Combined anterior C2-C3 fusion and C2 pedicle screw fixation for the treatment of unstable hangman's fracture: a contrast to anterior approach only

Ning Xie, Larry T Khoo, Wen Yuan, Xiao-Jian Ye, De-Yu Chen, Jian-Ru Xiao, Bin Ni
Spine 2010 March 15, 35 (6): 613-9

STUDY DESIGN: A retrospective clinical study was used to evaluate the effect of a new surgical treatment of the hangman's fractures.

OBJECTIVE: To determine the treatment efficacy of combined anterior C2-C3 reduction and fusion and posterior compressive C2 pedicle screw fixation for the management of unstable hangman's fractures.

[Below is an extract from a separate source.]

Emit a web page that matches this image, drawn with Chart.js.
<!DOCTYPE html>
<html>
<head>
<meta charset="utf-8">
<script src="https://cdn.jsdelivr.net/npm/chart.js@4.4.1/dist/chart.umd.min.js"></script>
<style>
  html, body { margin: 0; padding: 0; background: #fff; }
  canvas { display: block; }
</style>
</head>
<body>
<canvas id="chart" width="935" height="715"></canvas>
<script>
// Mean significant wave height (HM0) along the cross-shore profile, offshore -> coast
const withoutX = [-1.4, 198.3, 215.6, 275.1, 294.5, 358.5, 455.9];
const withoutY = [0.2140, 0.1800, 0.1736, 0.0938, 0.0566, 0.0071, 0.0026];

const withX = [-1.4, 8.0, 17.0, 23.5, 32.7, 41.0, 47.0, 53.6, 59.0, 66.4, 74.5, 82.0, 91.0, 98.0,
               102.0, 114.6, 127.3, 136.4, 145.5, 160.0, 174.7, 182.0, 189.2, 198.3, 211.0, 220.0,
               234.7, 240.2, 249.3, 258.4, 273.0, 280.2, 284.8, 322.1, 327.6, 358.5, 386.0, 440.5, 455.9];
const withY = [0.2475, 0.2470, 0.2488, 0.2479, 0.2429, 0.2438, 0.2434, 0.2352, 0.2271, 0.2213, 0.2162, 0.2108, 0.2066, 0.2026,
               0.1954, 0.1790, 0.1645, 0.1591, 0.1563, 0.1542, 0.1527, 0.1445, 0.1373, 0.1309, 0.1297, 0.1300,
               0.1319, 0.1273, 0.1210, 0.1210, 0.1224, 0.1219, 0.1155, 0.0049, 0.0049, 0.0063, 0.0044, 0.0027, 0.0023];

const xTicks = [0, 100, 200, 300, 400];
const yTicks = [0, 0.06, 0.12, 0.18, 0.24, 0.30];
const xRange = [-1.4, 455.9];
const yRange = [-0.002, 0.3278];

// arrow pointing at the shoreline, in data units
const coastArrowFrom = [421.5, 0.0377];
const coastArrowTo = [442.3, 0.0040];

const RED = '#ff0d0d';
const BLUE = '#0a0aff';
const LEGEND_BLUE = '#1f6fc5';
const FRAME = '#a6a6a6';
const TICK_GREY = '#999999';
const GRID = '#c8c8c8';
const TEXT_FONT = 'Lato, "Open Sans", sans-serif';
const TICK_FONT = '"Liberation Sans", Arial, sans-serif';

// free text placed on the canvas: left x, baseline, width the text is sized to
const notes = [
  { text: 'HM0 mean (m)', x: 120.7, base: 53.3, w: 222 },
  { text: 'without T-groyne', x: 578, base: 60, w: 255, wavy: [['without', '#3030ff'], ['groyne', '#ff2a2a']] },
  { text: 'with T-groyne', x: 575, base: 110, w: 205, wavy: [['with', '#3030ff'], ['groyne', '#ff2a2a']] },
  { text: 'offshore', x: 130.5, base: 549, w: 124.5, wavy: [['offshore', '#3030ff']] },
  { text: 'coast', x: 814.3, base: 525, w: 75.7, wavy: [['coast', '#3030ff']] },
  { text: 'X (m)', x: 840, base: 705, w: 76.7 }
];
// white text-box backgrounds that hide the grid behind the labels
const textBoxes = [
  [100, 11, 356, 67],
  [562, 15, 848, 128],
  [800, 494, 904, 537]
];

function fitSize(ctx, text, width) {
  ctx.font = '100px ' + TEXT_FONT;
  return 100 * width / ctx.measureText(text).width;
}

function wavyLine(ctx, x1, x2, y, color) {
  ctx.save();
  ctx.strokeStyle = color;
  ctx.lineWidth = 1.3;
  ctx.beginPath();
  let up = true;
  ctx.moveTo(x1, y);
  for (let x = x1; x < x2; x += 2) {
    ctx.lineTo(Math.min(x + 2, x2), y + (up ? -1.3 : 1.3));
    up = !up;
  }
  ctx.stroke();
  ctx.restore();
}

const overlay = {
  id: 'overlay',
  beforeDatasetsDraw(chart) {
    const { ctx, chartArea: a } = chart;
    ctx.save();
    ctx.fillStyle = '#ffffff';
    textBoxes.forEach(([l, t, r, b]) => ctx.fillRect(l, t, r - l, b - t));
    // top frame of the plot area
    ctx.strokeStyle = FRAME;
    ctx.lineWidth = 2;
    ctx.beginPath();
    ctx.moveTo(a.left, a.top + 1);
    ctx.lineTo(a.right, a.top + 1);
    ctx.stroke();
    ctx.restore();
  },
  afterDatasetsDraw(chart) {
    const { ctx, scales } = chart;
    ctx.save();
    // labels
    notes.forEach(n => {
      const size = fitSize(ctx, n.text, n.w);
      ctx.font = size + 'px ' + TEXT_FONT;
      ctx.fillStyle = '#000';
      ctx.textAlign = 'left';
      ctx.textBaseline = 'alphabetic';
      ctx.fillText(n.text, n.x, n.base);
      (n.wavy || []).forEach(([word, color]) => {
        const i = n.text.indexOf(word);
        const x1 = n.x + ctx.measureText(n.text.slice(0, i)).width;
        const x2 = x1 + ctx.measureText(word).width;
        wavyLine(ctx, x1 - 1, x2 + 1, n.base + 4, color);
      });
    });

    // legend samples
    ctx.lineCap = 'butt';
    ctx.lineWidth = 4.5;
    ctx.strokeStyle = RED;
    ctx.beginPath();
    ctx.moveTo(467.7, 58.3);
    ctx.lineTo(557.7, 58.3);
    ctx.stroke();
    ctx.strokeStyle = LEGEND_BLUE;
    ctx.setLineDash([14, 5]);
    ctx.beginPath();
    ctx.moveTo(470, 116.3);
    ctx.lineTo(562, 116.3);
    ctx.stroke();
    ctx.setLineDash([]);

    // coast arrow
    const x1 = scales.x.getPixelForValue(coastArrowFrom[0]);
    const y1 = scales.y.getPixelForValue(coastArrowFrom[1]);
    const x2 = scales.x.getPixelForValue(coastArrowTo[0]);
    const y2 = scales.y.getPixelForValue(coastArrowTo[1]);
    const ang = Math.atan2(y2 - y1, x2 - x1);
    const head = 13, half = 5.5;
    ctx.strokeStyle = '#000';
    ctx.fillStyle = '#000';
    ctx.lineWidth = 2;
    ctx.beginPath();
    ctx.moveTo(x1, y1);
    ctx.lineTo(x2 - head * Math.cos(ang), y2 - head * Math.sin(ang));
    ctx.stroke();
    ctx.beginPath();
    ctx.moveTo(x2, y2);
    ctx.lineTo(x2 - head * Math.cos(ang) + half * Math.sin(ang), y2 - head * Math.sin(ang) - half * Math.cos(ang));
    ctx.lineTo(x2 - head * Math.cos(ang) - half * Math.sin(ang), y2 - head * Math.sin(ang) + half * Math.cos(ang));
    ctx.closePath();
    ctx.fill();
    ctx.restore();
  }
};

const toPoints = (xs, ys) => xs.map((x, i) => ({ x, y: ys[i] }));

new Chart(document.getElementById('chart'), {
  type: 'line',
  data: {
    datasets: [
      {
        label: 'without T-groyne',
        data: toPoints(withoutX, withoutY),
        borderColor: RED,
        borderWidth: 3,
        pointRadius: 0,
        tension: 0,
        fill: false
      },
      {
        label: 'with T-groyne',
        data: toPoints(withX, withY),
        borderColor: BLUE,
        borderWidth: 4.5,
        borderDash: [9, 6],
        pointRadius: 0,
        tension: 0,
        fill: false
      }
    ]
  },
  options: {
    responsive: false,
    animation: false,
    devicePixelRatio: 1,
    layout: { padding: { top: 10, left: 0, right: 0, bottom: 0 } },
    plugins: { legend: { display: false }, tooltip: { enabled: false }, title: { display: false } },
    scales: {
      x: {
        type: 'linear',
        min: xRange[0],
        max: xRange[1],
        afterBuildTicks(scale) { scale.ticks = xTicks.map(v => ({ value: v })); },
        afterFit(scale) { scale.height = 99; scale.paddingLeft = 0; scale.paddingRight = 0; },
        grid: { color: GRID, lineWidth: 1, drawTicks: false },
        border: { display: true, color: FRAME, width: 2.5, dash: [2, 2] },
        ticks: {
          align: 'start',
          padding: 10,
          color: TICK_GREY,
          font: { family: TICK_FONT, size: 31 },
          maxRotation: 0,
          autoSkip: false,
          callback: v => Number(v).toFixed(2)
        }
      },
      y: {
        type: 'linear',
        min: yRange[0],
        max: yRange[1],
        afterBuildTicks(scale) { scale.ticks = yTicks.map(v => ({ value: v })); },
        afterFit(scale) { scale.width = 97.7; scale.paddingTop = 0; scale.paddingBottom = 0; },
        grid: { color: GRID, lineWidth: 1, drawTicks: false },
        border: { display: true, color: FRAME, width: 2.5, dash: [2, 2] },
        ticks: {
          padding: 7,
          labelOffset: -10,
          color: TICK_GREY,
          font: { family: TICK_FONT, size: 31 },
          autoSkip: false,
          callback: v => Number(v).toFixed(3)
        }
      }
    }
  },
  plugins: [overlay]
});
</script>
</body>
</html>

SUMMARY OF BACKGROUND DATA: The classification of hangman's fractures as proposed by Levine-Edwards was used to classify and guide the treatment of these injuries. Most of these fractures respond to a variety of conservative therapies, but recently, earlier surgery has been increasingly advocated by authors from several countries for the rapid stabilization of these fractures. If surgery is indicated, an anterior approach using a C2-C3 reduction and fusion is preferred usually. Another well-accepted surgical method is the direct transpedicular osteosynthesis by the dorsal approach. However, there was rare report of the combined use of these 2 techniques.

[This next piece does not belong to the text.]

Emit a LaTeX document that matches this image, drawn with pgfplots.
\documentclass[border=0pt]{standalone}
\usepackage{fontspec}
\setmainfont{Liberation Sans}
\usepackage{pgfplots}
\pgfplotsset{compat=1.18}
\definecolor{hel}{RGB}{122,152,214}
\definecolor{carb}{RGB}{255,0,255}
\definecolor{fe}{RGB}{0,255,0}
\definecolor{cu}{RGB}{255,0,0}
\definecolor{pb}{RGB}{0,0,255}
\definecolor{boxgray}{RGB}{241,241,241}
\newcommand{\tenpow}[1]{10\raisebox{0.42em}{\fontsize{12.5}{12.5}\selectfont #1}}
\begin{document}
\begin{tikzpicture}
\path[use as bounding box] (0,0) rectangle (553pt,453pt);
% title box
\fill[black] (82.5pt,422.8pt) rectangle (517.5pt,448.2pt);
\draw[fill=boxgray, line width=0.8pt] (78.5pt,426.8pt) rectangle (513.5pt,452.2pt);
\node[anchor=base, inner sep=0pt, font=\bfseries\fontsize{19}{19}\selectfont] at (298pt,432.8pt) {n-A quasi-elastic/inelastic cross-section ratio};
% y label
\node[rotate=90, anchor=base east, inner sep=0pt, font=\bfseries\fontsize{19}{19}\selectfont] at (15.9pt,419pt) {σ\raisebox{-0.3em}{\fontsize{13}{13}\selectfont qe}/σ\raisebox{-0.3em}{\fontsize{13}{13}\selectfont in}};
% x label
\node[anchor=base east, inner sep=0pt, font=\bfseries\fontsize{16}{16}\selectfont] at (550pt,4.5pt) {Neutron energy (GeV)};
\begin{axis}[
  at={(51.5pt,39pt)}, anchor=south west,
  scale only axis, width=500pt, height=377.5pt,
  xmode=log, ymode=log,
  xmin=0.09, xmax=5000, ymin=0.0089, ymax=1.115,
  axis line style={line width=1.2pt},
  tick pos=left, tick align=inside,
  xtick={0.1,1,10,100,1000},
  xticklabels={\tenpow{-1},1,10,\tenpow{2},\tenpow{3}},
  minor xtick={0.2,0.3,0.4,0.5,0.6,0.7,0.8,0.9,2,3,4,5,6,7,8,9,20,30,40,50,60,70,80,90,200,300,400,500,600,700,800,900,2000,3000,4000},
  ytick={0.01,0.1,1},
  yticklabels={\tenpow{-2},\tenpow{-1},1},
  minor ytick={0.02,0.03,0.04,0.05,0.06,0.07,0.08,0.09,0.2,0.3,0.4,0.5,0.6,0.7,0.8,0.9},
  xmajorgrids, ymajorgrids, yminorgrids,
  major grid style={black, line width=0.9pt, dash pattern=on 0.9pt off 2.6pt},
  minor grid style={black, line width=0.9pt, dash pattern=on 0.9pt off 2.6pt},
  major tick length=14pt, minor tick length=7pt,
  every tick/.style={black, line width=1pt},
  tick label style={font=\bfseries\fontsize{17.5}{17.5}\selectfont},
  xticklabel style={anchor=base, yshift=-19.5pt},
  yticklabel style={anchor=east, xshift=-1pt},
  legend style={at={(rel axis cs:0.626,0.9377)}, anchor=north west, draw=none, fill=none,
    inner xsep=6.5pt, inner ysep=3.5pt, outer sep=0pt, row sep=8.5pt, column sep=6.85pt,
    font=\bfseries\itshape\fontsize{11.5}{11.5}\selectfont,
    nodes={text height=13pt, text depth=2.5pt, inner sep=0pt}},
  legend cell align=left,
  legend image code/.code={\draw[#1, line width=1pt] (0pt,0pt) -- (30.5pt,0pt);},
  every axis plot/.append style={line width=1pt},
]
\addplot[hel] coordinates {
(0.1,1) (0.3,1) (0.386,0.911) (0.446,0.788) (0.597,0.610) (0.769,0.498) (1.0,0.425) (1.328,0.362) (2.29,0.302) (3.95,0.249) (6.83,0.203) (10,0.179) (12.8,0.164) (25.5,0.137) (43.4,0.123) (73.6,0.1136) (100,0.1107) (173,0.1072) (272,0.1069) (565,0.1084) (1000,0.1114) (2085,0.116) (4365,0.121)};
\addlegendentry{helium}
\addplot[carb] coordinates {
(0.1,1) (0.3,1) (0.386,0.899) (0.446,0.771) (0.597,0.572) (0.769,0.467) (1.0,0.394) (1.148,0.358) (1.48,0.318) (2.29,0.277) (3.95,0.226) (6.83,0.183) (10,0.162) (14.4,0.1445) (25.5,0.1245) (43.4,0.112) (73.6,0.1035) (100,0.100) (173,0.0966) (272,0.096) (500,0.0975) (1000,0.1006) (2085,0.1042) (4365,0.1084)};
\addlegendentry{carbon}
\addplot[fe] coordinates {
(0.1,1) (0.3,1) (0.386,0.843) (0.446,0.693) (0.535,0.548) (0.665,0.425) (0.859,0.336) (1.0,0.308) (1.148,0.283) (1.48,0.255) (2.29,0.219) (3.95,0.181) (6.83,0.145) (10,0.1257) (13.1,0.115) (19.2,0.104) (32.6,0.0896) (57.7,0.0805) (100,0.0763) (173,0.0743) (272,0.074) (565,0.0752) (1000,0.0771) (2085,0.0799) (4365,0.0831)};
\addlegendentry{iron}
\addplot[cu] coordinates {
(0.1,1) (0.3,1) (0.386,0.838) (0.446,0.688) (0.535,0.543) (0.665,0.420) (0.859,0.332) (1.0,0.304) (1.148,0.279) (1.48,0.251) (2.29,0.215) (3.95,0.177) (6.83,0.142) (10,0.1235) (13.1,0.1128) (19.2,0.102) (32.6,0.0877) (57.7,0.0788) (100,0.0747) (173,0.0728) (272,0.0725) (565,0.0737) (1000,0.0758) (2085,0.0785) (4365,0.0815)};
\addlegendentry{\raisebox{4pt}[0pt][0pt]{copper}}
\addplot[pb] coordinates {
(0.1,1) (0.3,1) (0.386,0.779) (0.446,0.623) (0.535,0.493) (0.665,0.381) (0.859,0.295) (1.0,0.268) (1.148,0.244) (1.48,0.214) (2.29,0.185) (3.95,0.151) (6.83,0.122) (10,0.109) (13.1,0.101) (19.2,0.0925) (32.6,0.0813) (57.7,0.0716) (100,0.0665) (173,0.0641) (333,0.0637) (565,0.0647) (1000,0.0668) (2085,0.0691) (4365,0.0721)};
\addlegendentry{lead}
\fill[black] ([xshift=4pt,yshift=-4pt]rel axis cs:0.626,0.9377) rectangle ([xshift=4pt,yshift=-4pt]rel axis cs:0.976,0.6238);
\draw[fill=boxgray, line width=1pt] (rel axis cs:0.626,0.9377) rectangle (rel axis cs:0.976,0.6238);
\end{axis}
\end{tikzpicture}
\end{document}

METHODS: A group of 45 surgical patients were all diagnosed with radiograph, magnetic resonance imaging (MRI), and 3D CT scans. Initial and final radiographs were measured for anterior translation and angulation of the C2-C3 complex. Initial external skull traction with extension was used in all patients after admission to reduce the fracture. Then an anterior C2-C3 discectomy followed by an interbody fusion and locking plate fixation was performed. Intraoperative reduction was confirmed by fluoroscopic control. About 29 patients therefore received anterior surgeries only since satisfactory reduction was achieved during the procedure. For the 16 patients who had persistent large residual gaps after the anterior procedure, additional same stage posterior C2 compressive pedicle screws were placed. Clinical and radiologic comparisons were performed in these 2 groups.

RESULTS: The follow-up ranged from 24 to 54 months, with an average 33.6 months. There was radiographic evidence of continuity of the fracture and the bone graft seen at 4.7 months on average. Neck pain and neurologic deficits resolved in nearly all patients after surgery. The anterior translation of anterior-posterior surgery group decreased more significant compared to anterior surgery group, although with no statistical significance. The fractures were closed with a slight gap no more than 2 mm in anterior-posterior surgery group. The residual kyphosis in anterior-posterior surgery group was still a little larger than it in anterior surgery group. No internal fixation failures or infections were observed.

CONCLUSION: We believe that the need for single stage 360° fusion of hangman's fractures can be somewhat predicted by a combination of high resolution imaging. For hangman's fractures with significant deformity and gapping, it is our experience that immediate single-stage anterior-posterior reduction, instrumentation, and arthrodesis achieve superior postoperative reduction and long-term functional outcomes.